• [Supplied data]:
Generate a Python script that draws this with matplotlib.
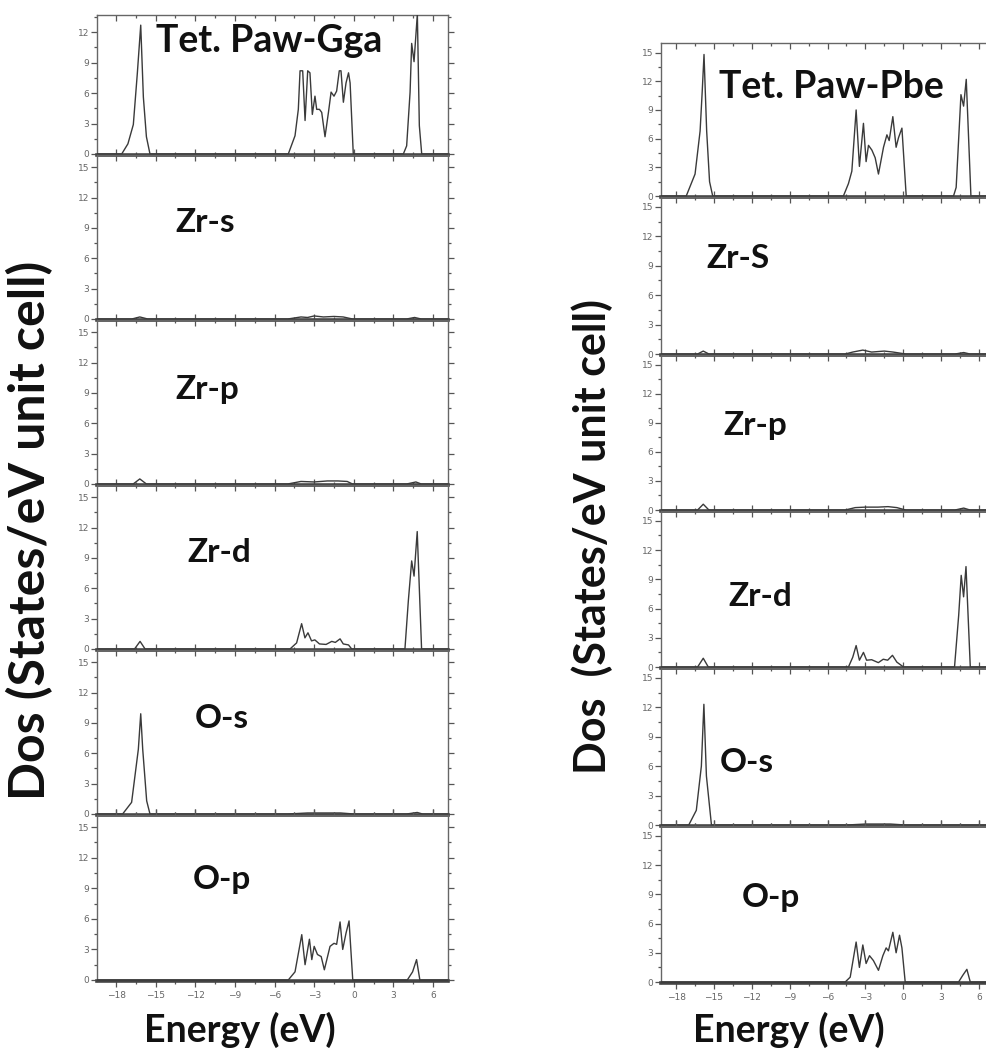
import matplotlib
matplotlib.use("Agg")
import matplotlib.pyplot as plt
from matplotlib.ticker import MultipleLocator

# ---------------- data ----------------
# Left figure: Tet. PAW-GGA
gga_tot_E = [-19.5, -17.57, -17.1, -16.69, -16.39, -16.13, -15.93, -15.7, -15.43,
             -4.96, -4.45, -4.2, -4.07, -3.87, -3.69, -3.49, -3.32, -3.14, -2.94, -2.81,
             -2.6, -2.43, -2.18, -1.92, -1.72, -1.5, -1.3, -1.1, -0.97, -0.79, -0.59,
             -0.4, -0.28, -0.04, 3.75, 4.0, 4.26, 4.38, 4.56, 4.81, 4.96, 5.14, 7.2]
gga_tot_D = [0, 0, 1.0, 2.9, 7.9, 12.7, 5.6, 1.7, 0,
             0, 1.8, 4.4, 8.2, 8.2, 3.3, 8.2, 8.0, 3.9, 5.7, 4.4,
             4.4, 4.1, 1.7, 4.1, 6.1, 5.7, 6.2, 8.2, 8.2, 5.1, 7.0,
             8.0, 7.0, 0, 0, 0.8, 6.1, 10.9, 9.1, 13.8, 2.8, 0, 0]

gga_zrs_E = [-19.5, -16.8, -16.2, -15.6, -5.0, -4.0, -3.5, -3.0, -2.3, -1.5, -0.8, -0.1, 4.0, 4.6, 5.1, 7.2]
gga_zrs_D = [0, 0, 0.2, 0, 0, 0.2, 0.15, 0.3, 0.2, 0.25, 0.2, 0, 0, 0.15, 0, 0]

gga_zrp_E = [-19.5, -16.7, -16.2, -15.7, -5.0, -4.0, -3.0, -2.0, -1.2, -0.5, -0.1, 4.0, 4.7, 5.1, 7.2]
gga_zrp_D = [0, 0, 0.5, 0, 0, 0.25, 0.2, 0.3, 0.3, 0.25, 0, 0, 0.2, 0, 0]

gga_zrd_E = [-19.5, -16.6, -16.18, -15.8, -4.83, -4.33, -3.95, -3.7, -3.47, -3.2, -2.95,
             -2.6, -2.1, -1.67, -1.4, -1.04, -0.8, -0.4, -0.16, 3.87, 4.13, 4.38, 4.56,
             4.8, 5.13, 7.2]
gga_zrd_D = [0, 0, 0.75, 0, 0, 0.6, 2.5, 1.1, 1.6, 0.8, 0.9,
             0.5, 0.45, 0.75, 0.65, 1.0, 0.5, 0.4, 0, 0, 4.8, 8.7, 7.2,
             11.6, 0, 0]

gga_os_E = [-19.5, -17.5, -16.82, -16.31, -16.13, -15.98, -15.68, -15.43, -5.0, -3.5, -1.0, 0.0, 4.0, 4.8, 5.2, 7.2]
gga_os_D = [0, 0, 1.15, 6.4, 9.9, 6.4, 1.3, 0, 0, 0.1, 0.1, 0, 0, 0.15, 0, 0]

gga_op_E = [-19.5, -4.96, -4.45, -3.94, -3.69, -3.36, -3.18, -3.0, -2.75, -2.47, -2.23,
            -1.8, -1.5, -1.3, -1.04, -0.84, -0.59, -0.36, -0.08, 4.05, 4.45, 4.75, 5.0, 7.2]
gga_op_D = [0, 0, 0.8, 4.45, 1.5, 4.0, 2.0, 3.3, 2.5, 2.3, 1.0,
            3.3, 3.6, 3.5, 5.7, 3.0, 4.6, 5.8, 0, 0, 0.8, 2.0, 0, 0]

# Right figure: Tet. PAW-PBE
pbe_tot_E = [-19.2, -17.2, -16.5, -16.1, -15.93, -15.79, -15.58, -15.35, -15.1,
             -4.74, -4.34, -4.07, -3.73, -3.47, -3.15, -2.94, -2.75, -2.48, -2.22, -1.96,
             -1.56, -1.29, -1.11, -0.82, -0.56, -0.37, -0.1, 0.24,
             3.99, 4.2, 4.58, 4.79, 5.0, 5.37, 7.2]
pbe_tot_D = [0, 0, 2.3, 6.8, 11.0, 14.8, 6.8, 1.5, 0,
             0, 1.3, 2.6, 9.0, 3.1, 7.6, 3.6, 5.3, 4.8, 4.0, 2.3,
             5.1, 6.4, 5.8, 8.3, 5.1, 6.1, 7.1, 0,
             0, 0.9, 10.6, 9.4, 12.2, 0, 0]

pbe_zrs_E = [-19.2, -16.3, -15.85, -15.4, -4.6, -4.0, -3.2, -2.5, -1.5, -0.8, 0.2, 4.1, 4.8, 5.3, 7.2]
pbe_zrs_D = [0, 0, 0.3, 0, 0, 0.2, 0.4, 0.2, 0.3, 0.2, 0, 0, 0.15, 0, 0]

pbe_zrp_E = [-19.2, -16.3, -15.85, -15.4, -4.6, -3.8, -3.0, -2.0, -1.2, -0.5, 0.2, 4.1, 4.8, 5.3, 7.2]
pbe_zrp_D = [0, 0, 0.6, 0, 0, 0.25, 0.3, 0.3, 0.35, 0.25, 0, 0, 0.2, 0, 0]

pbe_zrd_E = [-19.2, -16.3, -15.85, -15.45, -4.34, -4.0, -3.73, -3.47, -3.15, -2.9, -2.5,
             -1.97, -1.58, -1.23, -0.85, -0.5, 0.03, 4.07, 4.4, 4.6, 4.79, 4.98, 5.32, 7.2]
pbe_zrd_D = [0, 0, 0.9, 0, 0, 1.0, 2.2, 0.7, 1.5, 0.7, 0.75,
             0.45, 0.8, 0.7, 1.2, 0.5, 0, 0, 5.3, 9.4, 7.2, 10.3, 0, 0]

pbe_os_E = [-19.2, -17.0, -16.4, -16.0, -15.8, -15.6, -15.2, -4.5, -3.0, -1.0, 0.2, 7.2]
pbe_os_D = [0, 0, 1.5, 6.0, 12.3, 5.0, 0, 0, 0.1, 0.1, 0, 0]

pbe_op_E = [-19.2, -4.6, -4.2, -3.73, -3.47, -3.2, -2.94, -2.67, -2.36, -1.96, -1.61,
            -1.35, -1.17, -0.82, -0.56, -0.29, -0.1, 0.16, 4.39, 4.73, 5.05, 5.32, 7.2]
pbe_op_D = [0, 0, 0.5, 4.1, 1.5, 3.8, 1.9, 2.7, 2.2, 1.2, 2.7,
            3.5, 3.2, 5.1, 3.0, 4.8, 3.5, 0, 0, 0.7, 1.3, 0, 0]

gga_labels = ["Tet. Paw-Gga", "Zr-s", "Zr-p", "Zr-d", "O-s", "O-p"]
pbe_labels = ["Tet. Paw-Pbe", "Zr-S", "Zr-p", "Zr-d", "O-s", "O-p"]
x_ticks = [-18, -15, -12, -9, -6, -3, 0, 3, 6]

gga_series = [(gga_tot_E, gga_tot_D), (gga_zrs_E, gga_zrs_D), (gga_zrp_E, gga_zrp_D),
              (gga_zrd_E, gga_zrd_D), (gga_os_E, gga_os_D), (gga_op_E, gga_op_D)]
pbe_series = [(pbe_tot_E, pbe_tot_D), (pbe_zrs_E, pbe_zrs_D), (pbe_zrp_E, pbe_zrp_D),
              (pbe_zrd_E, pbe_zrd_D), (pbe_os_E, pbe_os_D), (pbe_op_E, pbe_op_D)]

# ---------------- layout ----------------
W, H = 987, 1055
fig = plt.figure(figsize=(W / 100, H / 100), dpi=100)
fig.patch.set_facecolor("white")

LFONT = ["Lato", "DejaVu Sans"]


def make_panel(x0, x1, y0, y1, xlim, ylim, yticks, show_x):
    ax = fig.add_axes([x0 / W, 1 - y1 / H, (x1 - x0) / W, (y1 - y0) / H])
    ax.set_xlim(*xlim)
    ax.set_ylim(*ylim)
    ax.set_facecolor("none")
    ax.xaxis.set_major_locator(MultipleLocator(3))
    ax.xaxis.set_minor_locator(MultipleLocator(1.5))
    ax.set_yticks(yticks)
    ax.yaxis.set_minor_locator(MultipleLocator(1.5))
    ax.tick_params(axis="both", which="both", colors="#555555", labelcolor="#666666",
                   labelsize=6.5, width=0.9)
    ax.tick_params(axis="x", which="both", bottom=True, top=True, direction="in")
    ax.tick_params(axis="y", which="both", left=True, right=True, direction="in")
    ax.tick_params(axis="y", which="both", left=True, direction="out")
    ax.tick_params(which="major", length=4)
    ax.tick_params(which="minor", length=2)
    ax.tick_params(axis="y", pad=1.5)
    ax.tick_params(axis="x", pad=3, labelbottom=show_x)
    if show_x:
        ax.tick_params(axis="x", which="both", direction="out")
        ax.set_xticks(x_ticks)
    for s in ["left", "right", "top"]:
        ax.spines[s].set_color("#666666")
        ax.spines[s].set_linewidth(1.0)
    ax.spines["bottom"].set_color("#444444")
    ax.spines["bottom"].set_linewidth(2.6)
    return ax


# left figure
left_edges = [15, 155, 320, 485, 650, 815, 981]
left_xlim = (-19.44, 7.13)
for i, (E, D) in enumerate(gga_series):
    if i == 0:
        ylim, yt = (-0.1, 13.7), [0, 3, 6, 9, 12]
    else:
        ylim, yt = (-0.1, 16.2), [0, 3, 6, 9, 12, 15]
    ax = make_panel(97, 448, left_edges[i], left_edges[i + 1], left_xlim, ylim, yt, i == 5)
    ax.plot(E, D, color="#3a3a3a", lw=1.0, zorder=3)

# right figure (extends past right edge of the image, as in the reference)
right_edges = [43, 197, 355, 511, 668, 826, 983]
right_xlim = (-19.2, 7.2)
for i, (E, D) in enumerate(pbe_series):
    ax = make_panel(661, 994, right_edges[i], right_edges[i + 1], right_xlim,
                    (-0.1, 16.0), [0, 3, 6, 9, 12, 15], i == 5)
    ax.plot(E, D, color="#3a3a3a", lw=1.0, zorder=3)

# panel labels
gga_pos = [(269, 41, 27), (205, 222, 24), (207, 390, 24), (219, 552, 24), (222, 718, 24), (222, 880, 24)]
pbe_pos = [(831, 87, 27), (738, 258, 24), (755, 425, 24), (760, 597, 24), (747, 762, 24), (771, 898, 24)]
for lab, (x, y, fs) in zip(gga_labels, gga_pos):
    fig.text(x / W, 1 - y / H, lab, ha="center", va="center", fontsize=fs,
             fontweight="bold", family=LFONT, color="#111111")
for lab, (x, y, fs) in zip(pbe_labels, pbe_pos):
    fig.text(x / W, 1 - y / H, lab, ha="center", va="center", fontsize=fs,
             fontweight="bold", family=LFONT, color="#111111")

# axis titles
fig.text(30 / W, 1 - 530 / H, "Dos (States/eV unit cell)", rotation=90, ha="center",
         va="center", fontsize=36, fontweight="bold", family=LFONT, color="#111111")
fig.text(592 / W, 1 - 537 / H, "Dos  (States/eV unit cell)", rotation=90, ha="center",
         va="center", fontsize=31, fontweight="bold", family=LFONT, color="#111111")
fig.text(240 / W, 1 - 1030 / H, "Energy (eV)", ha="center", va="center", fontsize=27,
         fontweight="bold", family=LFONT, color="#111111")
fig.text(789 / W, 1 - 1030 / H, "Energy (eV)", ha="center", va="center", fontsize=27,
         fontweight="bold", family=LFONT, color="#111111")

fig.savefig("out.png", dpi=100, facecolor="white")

• [To do]: Look at the listing and set down only the lines from its start through the line with "from matplotlib.ticker import MultipleLocator", word for word and without pictures.

• [Result]:
Generate a Python script that draws this with matplotlib.
import matplotlib
matplotlib.use("Agg")
import matplotlib.pyplot as plt
from matplotlib.ticker import MultipleLocator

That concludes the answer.